Feb. 24, 2022
Ahead of Lent — a period of reflection, temperance and spiritual training — over 100 Korean United Methodist pastors released a statement urging repentance and unity amid challenging times.
The “Confession and Covenant” statement was published before the church leaders gathered for the Charisma Revival Feb. 21-24 at First United Methodist Church in Flushing, New York.
“The uncertainty facing the denomination has put Korean United Methodist churches and pastors into confusion and conflict, unable to respond with agency and clarity. Here, we repent for ignoring the workings of the Holy Spirit who birthed us into a holy church,” the statement said. “We have forgotten its holiness.”
The statement also expresses great respect and honor to John Wesley as well as Henry G. Appenzeller, the Methodist missionary to Korea who started the Methodist Movement in the Korean Peninsula.

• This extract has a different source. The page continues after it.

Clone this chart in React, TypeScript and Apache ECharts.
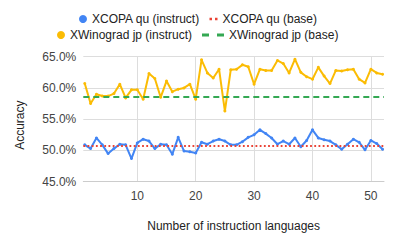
import React, { useEffect, useRef } from "react";
import * as echarts from "echarts";

const languageCounts = [
  1, 2, 3, 4, 5, 6, 7, 8, 9, 10, 11, 12, 13, 14, 15, 16, 17, 18, 19, 20, 21, 22, 23, 24, 25, 26,
  27, 28, 29, 30, 31, 32, 33, 34, 35, 36, 37, 38, 39, 40, 41, 42, 43, 44, 45, 46, 47, 48, 49, 50, 51, 52,
];

const xcopaInstruct = [
  50.9, 50.3, 52.0, 50.9, 49.5, 50.3, 51.0, 50.9, 48.7, 51.2, 51.8, 51.5, 50.3, 51.0, 50.9, 49.4, 52.1,
  49.9, 49.8, 49.6, 51.3, 51.0, 51.5, 51.8, 51.5, 50.9, 50.9, 51.4, 52.1, 52.5, 53.3, 52.7, 52.0, 51.0,
  51.5, 51.0, 52.0, 50.6, 51.6, 53.3, 52.0, 51.7, 51.5, 50.9, 50.2, 51.0, 51.8, 51.3, 50.1, 51.6, 51.1, 50.2,
];

const xwinogradInstruct = [
  60.7, 57.5, 59.0, 58.7, 58.7, 59.1, 60.6, 58.4, 59.7, 59.7, 58.2, 62.3, 61.5, 58.5, 61.1, 59.4, 59.8,
  60.0, 60.6, 58.2, 64.5, 62.4, 61.6, 63.0, 56.3, 62.9, 63.0, 63.7, 63.4, 60.6, 63.0, 62.8, 62.8, 64.4,
  63.9, 62.4, 64.6, 62.5, 61.8, 61.4, 63.3, 61.9, 60.7, 62.8, 62.7, 62.9, 63.0, 61.4, 60.8, 63.0, 62.4, 62.2,
];

const xcopaBase = 50.8;
const xwinogradBase = 58.6;

const yTicks = { min: 45, max: 65, interval: 5 };

const FONT = "'Liberation Sans', Arial, sans-serif";

export default function App() {
  const ref = useRef<HTMLDivElement>(null);

  useEffect(() => {
    if (!ref.current) return;
    const chart = echarts.init(ref.current, undefined, { renderer: "svg" });

    const pairs = (ys: number[]) => languageCounts.map((x, i) => [x, ys[i]]);

    const legendText = { fontFamily: FONT, fontSize: 12, color: "#222" };

    chart.setOption({
      animation: false,
      textStyle: { fontFamily: FONT },
      grid: { left: 83.3, right: 12, top: 56.7, bottom: 63.3, containLabel: false },
      legend: [
        {
          data: [{ name: "XCOPA qu (instruct)", icon: "circle" }],
          left: 79, top: 13, padding: 0, itemWidth: 8, itemHeight: 8, textStyle: legendText,
        },
        {
          data: [{ name: "XCOPA qu (base)", icon: "path://M0,0h2.5v2.5h-2.5zM5.5,0h2.5v2.5h-2.5z" }],
          left: 209.5, top: 13, padding: 0, itemWidth: 8, itemHeight: 8, textStyle: legendText,
        },
        {
          data: [{ name: "XWinograd jp (instruct)", icon: "circle" }],
          left: 57, top: 29, padding: 0, itemWidth: 8, itemHeight: 8, textStyle: legendText,
        },
        {
          data: [{ name: "XWinograd jp (base)", icon: "path://M0,0h7v3h-7zM15,0h7v3h-7z" }],
          left: 202, top: 29, padding: 0, itemWidth: 22, itemHeight: 8, textStyle: legendText,
        },
      ],
      xAxis: {
        type: "value",
        min: 0.75,
        max: 52.25,
        minInterval: 10,
        maxInterval: 10,
        name: "Number of instruction languages",
        nameLocation: "middle",
        nameGap: 38,
        nameTextStyle: { fontFamily: FONT, fontSize: 12, color: "#222" },
        axisLine: { show: true, lineStyle: { color: "#ccc", width: 1 } },
        axisTick: { show: false },
        axisLabel: {
          fontFamily: FONT,
          fontSize: 12,
          color: "#444",
          margin: 8,
          showMinLabel: false,
          showMaxLabel: false,
          formatter: (v: number) => (Math.abs(v % 10) < 1e-6 ? String(v) : ""),
        },
        splitLine: { show: true, showMinLine: false, showMaxLine: false, lineStyle: { color: "#ddd", width: 1 } },
      },
      yAxis: {
        type: "value",
        min: yTicks.min,
        max: yTicks.max,
        interval: yTicks.interval,
        name: "Accuracy",
        nameLocation: "middle",
        nameGap: 57,
        nameTextStyle: { fontFamily: FONT, fontSize: 12, color: "#222", padding: [0, 12, 0, 0] },
        axisLine: { show: false },
        axisTick: { show: false },
        axisLabel: {
          fontFamily: FONT,
          fontSize: 12,
          color: "#444",
          margin: 7,
          formatter: (v: number) => v.toFixed(1) + "%",
        },
        splitLine: { show: true, lineStyle: { color: "#ddd", width: 1 } },
      },
      series: [
        {
          name: "XCOPA qu (instruct)",
          type: "line",
          data: pairs(xcopaInstruct),
          color: "#4285F4",
          symbol: "circle",
          symbolSize: 3,
          lineStyle: { width: 2, color: "#4285F4" },
          itemStyle: { color: "#4285F4" },
          z: 3,
        },
        {
          name: "XCOPA qu (base)",
          type: "line",
          data: [],
          color: "#EA4335",
          itemStyle: { color: "#EA4335" },
          markLine: {
            silent: true,
            symbol: "none",
            label: { show: false },
            lineStyle: { color: "#EA4335", width: 1.8, type: [1.8, 2.4] },
            data: [{ yAxis: xcopaBase }],
          },
          z: 4,
        },
        {
          name: "XWinograd jp (instruct)",
          type: "line",
          data: pairs(xwinogradInstruct),
          color: "#FBBC04",
          symbol: "circle",
          symbolSize: 3,
          lineStyle: { width: 2, color: "#FBBC04" },
          itemStyle: { color: "#FBBC04" },
          z: 3,
        },
        {
          name: "XWinograd jp (base)",
          type: "line",
          data: [],
          color: "#34A853",
          itemStyle: { color: "#34A853" },
          markLine: {
            silent: true,
            symbol: "none",
            label: { show: false },
            lineStyle: { color: "#34A853", width: 2, type: [6, 4] },
            data: [{ yAxis: xwinogradBase }],
          },
          z: 4,
        },
      ],
    });

    return () => chart.dispose();
  }, []);

  return (
    <div
      ref={ref}
      style={{ position: "fixed", left: 0, top: 0, width: 396, height: 245, background: "#fff" }}
    />
  );
}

“We are the seeds and the fruits of Methodism for such time as this,” the pastors wrote. “We thirst for the true living water that will quench us with the ‘power of the Holy Spirit’ that manifested in the early churches, gave life to Wesley’s ministry, and transformed society today.”
According to the statement, the Charisma Revival event has four aims:
- To experience the charisma of the Holy Spirit and aim for a balanced, charismatic spirituality through spiritual discernment of the Scripture;
- To acknowledge the history of charisma in the Scripture and aim for a permissive attitude;
- To aim for a healthy spirituality based on the Scripture; and
- To aim for a ministry centered on cooperation and connectionalism based on “the Holy Spirit’s uniting work in and among us.”
The pastors also pledged to pray “for the restoration of a truly proud, Wesleyan Spirituality and its ministry, and for the revival of the Church that will faithfully make disciples of Jesus Christ for the transformation of the world.”
The Rev. C. James Kim of First United Methodist Church in Flushing said that Wesleyan spirituality is not closed nor exclusive.
“The right and left of Korean pastors will cooperate and participate in the Holy Spirit movement that integrates personal piety and social piety within the great Wesleyan perspective,” he said.
Kim said that even though Koreans are a minority in the denomination, he sees them as a “spiritual majority.”
“We are bigger than we think we are,” he said. “Our lives depend not on institutional survival, but on spiritual revival, and our spiritual revival is the way to our future.”